Lying in bed, I didn’t want to get up and face the news that the Conservatives had won a landslide.  I didn’t want to leave the house, or even go from room to room, with the heavy feeling of disappointment and, on top of that, the blocked feeling in my sinuses.  I didn’t want to be around housemates and friends who would all be likewise glum.  I could hear the steady fall of rain against my windows.

I woke up a bit.  Today was Thursday not Friday – the country hadn’t voted yet.

The rain was real, as was the feeling of a cold coming on, and the feeling of dread.  I dreamt I was door-knocking in the drizzle.  I dreamt I didn’t want to go door-knocking.  I dreamt I was calling the local campaign manager to say I was ill and so sorry I couldn’t make it.  Maybe I even dreamt that I didn’t vote, because the polling station was half a mile away in the rain, and my constituency is a safe Labour seat, so my vote isn’t needed, and the Tories are going to win anyway, so my vote doesn’t matter.

labour rose

I did go door-knocking, and the sun was out.  My group (mostly university students, plus a few older folks) went round the suburb where I used to live with J.  Down one of the long streets, I saw more gardens with rose bushes than I’ve ever noticed in such a small area before.  One old, Irish gentleman with almost-blind eyes showed me the tiny picture of Mary hanging near his door, and crossed himself as he said he hoped we won.  To my surprise, I heard myself say “god bless” as well as goodbye, and by the look on his face he was surprised too, as he wished me the same in return.

 

I’ve f*cking had it with cold callers….AND the rest of you!

I’ve been getting up to twenty missed calls a day from the same 0207 number.  They’ve been at it for weeks and they never leave a message.  I’ve no intention of answering; they’ve been reported as a nuisance caller on some online forums and – huzzah! – I’ve just figured out how to block numbers on the phone I’ve only had for about two years.  I’m not amongst the most tech-savvy of my generation.  Then again, it’s nice that I haven’t needed the block function until now.

So, last night’s dream.  I was with X, a lady I know through Bollywood dance.  She’s a little older than me, and very mild-tempered.  The same 0207 number came up on my phone and I fucking lost it.  My rag, I mean. Not my phone.  X looked remonstratively at me as I laid into the person on the other end.  Yeah I know they’re trying to make a living like everyone else.  I was sorry to be swearing and raging like this in front of her, when she’d always thought I was a nice and gentle person.  At the same time I felt resentful; nobody knew how much I’d had to put up with and who was X or anyone else to judge me for my fury?

wtf, subconscious?

This was old rage, man.  Rage, and also despair.  I felt so powerless to stop these intrusions into my privacy and the aggressiveness of the cold-callers.  What did I care if this particular trigger-happy sales-targeteer was kind of a scapegoat for so many others.

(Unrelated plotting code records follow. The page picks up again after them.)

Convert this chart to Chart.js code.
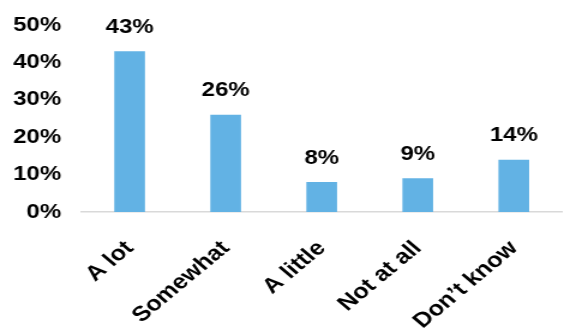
<!DOCTYPE html>
<html>
<head>
<meta charset="utf-8">
<script src="https://cdn.jsdelivr.net/npm/chart.js@4.4.1/dist/chart.umd.min.js"></script>
<style>
  html, body { margin: 0; padding: 0; background: #fff; }
  #grafico { display: block; }
</style>
</head>
<body>
<!-- drawn at 470 wide and widened to 564 -->
<canvas id="grafico" width="470" height="333" style="width:564px;height:333px"></canvas>
<script>
// respuestas y porcentajes
const categorias = ['A lot', 'Somewhat', 'A little', 'Not at all', 'Don\u2019t know'];
const porcentajes = [43, 26, 8, 9, 14];
const ticksY = [0, 10, 20, 30, 40, 50];

const fuente = { family: "'Liberation Sans', Arial, sans-serif", size: 20, weight: 'bold' };
const fuenteX = { family: fuente.family, size: 21, weight: 'bold' };

// etiqueta con el valor encima de cada barra
const etiquetas = {
    id: 'etiquetas',
    afterDatasetsDraw(chart) {
        const ctx = chart.ctx;
        const meta = chart.getDatasetMeta(0);
        ctx.save();
        ctx.font = 'bold 20px ' + fuente.family;
        ctx.fillStyle = '#000';
        ctx.textAlign = 'center';
        ctx.textBaseline = 'middle';
        meta.data.forEach((bar, i) => {
            ctx.fillText(porcentajes[i] + '%', bar.x, bar.y - 24);
        });
        ctx.restore();
    }
};

const getGrafic = document.getElementById('grafico').getContext('2d');
const myChart = new Chart(getGrafic, {
    type: 'bar',
    data: {
        labels: categorias,
        datasets: [{
            data: porcentajes,
            backgroundColor: '#62b2e4',
            borderWidth: 0,
            barPercentage: 0.32,
            categoryPercentage: 1
        }]
    },
    options: {
        responsive: false,
        animation: false,
        devicePixelRatio: 1,
        layout: { padding: { top: 25, left: 0, right: 0, bottom: 0 } },
        plugins: {
            legend: { display: false },
            tooltip: { enabled: false }
        },
        scales: {
            x: {
                grid: { display: false, drawTicks: false },
                border: { display: true, color: '#d9d9d9', width: 1.5 },
                ticks: {
                    color: '#000',
                    font: fuenteX,
                    minRotation: 45,
                    maxRotation: 45,
                    padding: 24,
                    autoSkip: false
                },
                afterFit(scale) { scale.height = 121; }
            },
            y: {
                min: 0,
                max: 50,
                grid: { display: false, drawTicks: false },
                border: { display: false },
                afterBuildTicks(scale) {
                    scale.ticks = ticksY.map(v => ({ value: v }));
                },
                ticks: {
                    color: '#000',
                    font: fuente,
                    padding: 17,
                    callback: (v) => v + '%'
                },
                afterFit(scale) {
                    scale.width = 68;
                    scale.paddingTop = 0;
                    scale.paddingBottom = 0;
                }
            }
        }
    },
    plugins: [etiquetas]
});
</script>
</body>
</html>
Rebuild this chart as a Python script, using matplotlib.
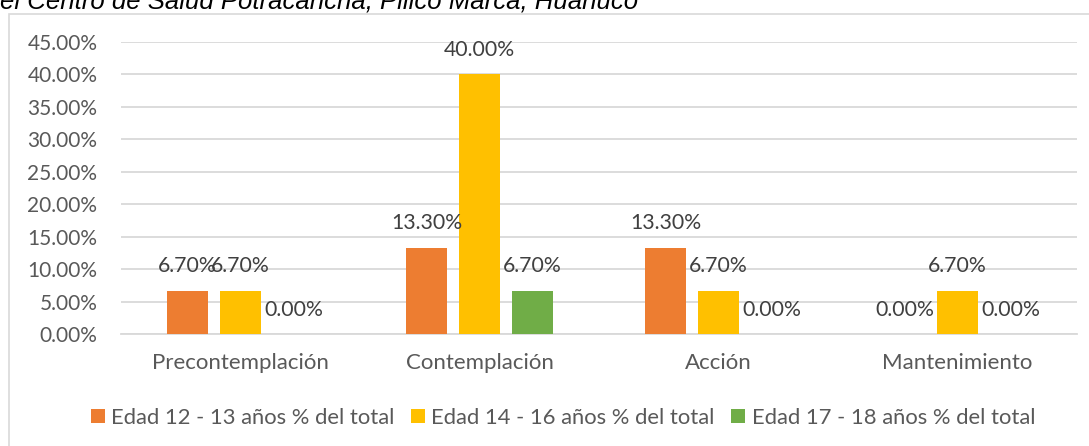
import numpy as np
import matplotlib
matplotlib.use("Agg")
import matplotlib.pyplot as plt
from matplotlib.patches import Patch, Rectangle

# data
etapas = ["Precontemplación", "Contemplación", "Acción", "Mantenimiento"]
series = ["Edad 12 - 13 años % del total",
          "Edad 14 - 16 años % del total",
          "Edad 17 - 18 años % del total"]
edad_12_13 = [6.7, 13.3, 13.3, 0.0]
edad_14_16 = [6.7, 40.0, 6.7, 6.7]
edad_17_18 = [0.0, 6.7, 0.0, 0.0]
colores = ["#ED7D31", "#FFC000", "#70AD47"]

plt.rcParams['font.family'] = ['Lato', 'DejaVu Sans']

W, H = 1089, 446
fig = plt.figure(figsize=(W / 100, H / 100), dpi=100)

# chart border (Excel chart area)
fig.patches.append(Rectangle((9 / W, -0.05), 1.1, 1 - 14 / H + 0.05,
                             transform=fig.transFigure, fill=False,
                             edgecolor="#d9d9d9", linewidth=1.2))

# clipped title at the top
fig.text(0.0, 1 - 9 / H, "el Centro de Salud Potracancha, Pillco Marca, Huánuco",
         family="Liberation Sans", style="italic", fontsize=18.5,
         color="black", ha="left", va="baseline")

ax = fig.add_axes([121 / W, 1 - 334 / H, (1077 - 121) / W, (334 - 42) / H])

x = np.arange(len(etapas))
ancho = 0.1715
paso = 0.2218
for i, (vals, col) in enumerate(zip([edad_12_13, edad_14_16, edad_17_18], colores)):
    pos = x + (i - 1) * paso
    ax.bar(pos, vals, width=ancho, color=col, zorder=3)
    for px, v in zip(pos, vals):
        ax.annotate("%.2f%%" % v, xy=(px, v), xytext=(0, 17.5),
                    textcoords="offset points", ha="center", va="center",
                    fontsize=15.3, color="#404040", zorder=4)

ax.set_xlim(-0.5, 3.5)
ax.set_ylim(0, 45)
ax.set_yticks(np.arange(0, 46, 5))
ax.set_yticklabels(["%.2f%%" % t for t in np.arange(0, 46, 5)])
ax.set_xticks(x)
ax.set_xticklabels(etapas)
ax.grid(axis="y", color="#d9d9d9", linewidth=1.3, zorder=0)
for s in ["top", "right", "left"]:
    ax.spines[s].set_visible(False)
ax.spines["bottom"].set_color("#d9d9d9")
ax.spines["bottom"].set_linewidth(1.3)
ax.tick_params(axis="y", length=0, pad=17, labelsize=15, labelcolor="#595959")
ax.tick_params(axis="x", length=0, pad=14, labelsize=16, labelcolor="#595959")

handles = [Patch(facecolor=c, edgecolor="none") for c in colores]
fig.legend(handles, series, loc="center", bbox_to_anchor=(563 / W, 1 - 418 / H),
           ncol=3, frameon=False, fontsize=15.8, labelcolor="#595959",
           handlelength=0.63, handleheight=0.63, handletextpad=0.3,
           columnspacing=0.75)

fig.savefig("out.png", dpi=100)
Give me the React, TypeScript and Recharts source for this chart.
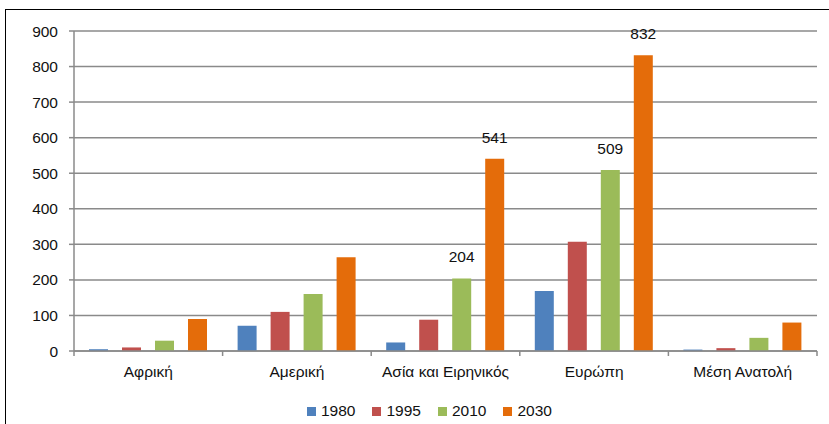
import React from 'react';
import { BarChart, Bar, XAxis, YAxis, CartesianGrid, LabelList } from 'recharts';

const categories = ['Αφρική', 'Αμερική', 'Ασία και Ειρηνικός', 'Ευρώπη', 'Μέση Ανατολή'];
const seriesNames = ['1980', '1995', '2010', '2030'];
const values1980 = [5, 71, 24, 169, 4];
const values1995 = [10, 110, 88, 307, 8];
const values2010 = [29, 160, 204, 509, 37];
const values2030 = [90, 264, 541, 832, 80];
const labels2010 = [null, null, 204, 509, null];
const labels2030 = [null, null, 541, 832, null];
const yTicks = [0, 100, 200, 300, 400, 500, 600, 700, 800, 900];
const colors = ['#4F81BD', '#C0504D', '#9BBB59', '#E46C0A'];

const data = categories.map((c, i) => ({
  name: c,
  s1980: values1980[i],
  s1995: values1995[i],
  s2010: values2010[i],
  s2030: values2030[i],
  l2010: labels2010[i],
  l2030: labels2030[i],
}));

const FONT = '"Liberation Sans", Arial, sans-serif';
const TEXT = '#111111';
const GRID = '#8a8a8a';

const XTick = (props: any) => {
  const { x, y, payload, index } = props;
  const half = payload && payload.offset ? payload.offset : 74.3;
  return (
    <g>
      <line x1={x - half} x2={x - half} y1={y} y2={y + 5} stroke={GRID} strokeWidth={1.5} />
      {index === categories.length - 1 && (
        <line x1={x + half} x2={x + half} y1={y} y2={y + 5} stroke={GRID} strokeWidth={1.5} />
      )}
      <text x={x} y={y + 26} textAnchor="middle" fill={TEXT} fontSize={15.5} fontFamily={FONT}>
        {payload.value}
      </text>
    </g>
  );
};

export default function App() {
  return (
    <div style={{ position: 'absolute', left: 0, top: 0, width: 829, height: 424, background: '#fff', overflow: 'hidden' }}>
      <div
        style={{
          position: 'absolute',
          left: 5,
          top: 9,
          width: 900,
          height: 600,
          borderLeft: '1.5px solid #000',
          borderTop: '1.5px solid #000',
        }}
      />
      <BarChart
        width={829}
        height={424}
        data={data}
        margin={{ top: 31, right: 12, bottom: 0, left: 0 }}
        barSize={19}
        barGap={14}
      >
        <CartesianGrid vertical={false} stroke={GRID} strokeWidth={1.5} />
        <XAxis
          dataKey="name"
          tick={<XTick />}
          tickLine={false}
          tickSize={0}
          tickMargin={0}
          axisLine={{ stroke: GRID, strokeWidth: 1.5 }}
          interval={0}
          height={73}
        />
        <YAxis
          width={74}
          domain={[0, 900]}
          ticks={yTicks}
          interval={0}
          tickSize={5}
          tickMargin={11}
          axisLine={{ stroke: GRID, strokeWidth: 1.5 }}
          tickLine={{ stroke: GRID, strokeWidth: 1.5 }}
          tick={{ fill: TEXT, fontSize: 15.5, fontFamily: FONT }}
        />
        <Bar dataKey="s1980" name="1980" fill={colors[0]} isAnimationActive={false} />
        <Bar dataKey="s1995" name="1995" fill={colors[1]} isAnimationActive={false} />
        <Bar dataKey="s2010" name="2010" fill={colors[2]} isAnimationActive={false}>
          <LabelList dataKey="l2010" position="top" offset={16} fill={TEXT} fontSize={15.5} fontFamily={FONT} />
        </Bar>
        <Bar dataKey="s2030" name="2030" fill={colors[3]} isAnimationActive={false}>
          <LabelList dataKey="l2030" position="top" offset={16} fill={TEXT} fontSize={15.5} fontFamily={FONT} />
        </Bar>
      </BarChart>
      <div
        style={{
          position: 'absolute',
          left: 307,
          top: 402,
          display: 'flex',
          alignItems: 'center',
          fontFamily: FONT,
          fontSize: 15.5,
          lineHeight: '18px',
          color: TEXT,
        }}
      >
        {seriesNames.map((s, i) => (
          <div key={s} style={{ display: 'flex', alignItems: 'center', marginRight: 17 }}>
            <span style={{ display: 'inline-block', width: 9, height: 9, background: colors[i], marginRight: 5 }} />
            <span>{s}</span>
          </div>
        ))}
      </div>
    </div>
  );
}
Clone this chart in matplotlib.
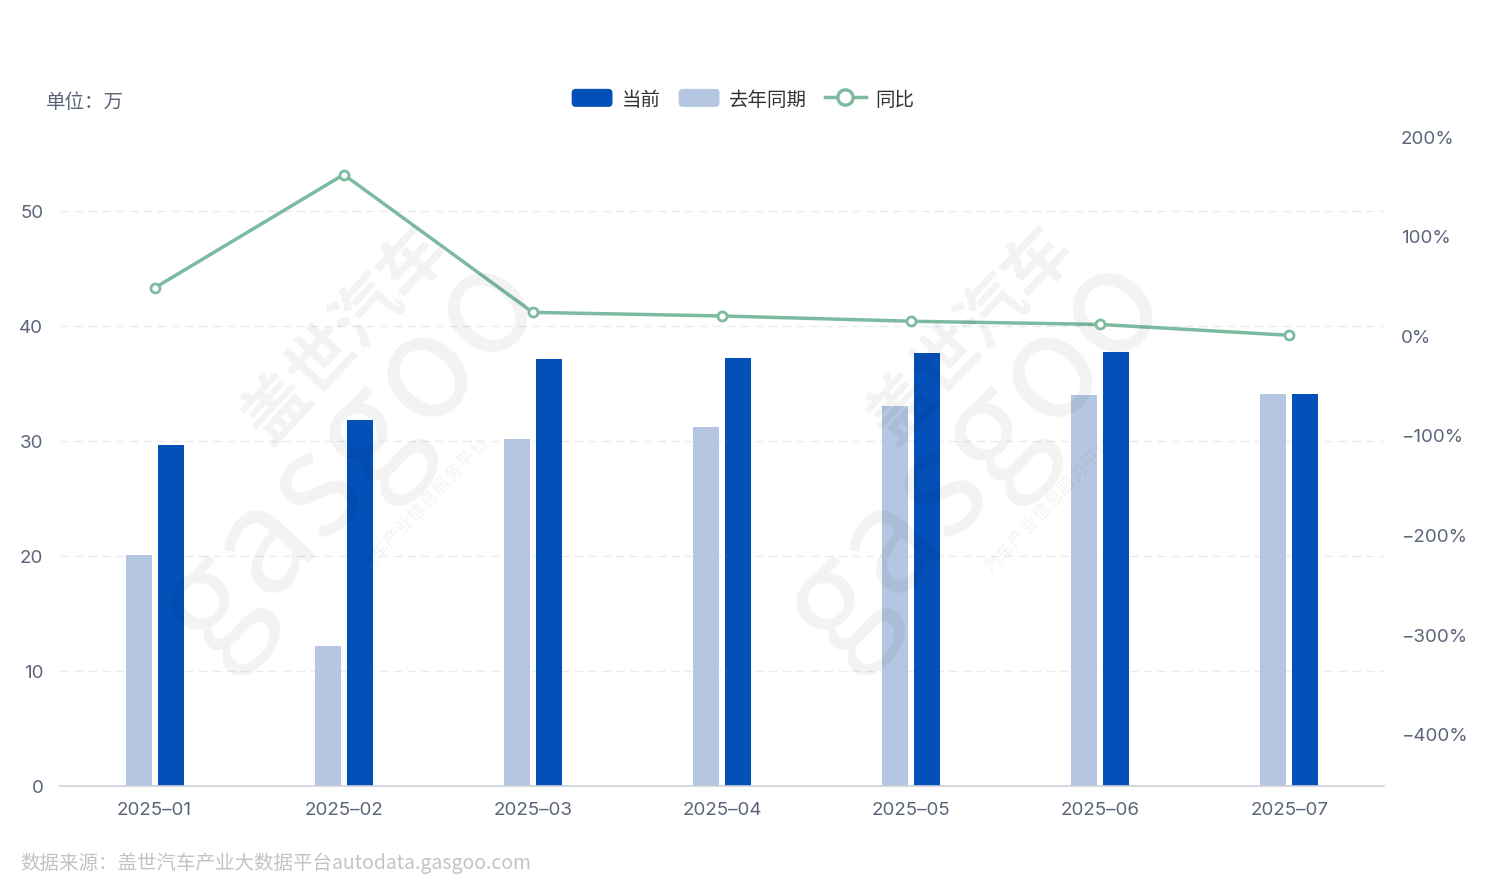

When I think about why it was X who cropped up in my dream – someone I don’t know all that well – I recall that I do know she had an unhappy marriage.  Considering this is a woman who almost never has a bad word for anyone, I’ve heard her describe her ex-husband in pretty strong terms.

Over the years, it’s not only belligerent sales-badgers who’ve bounded across my boundaries.  This dream was the anger equivalent of the fear I felt in ok, computer. Both dreams featured shame or guilt. I feel ashamed to be heard expressing my anger. I feel guilt at the thought that I might really be in the wrong.  So X has a conflicting role in this dream.  She probably knows a thing or three about anger, and yet I worried about offending her with mine. It’s still so hard not to feel ashamed.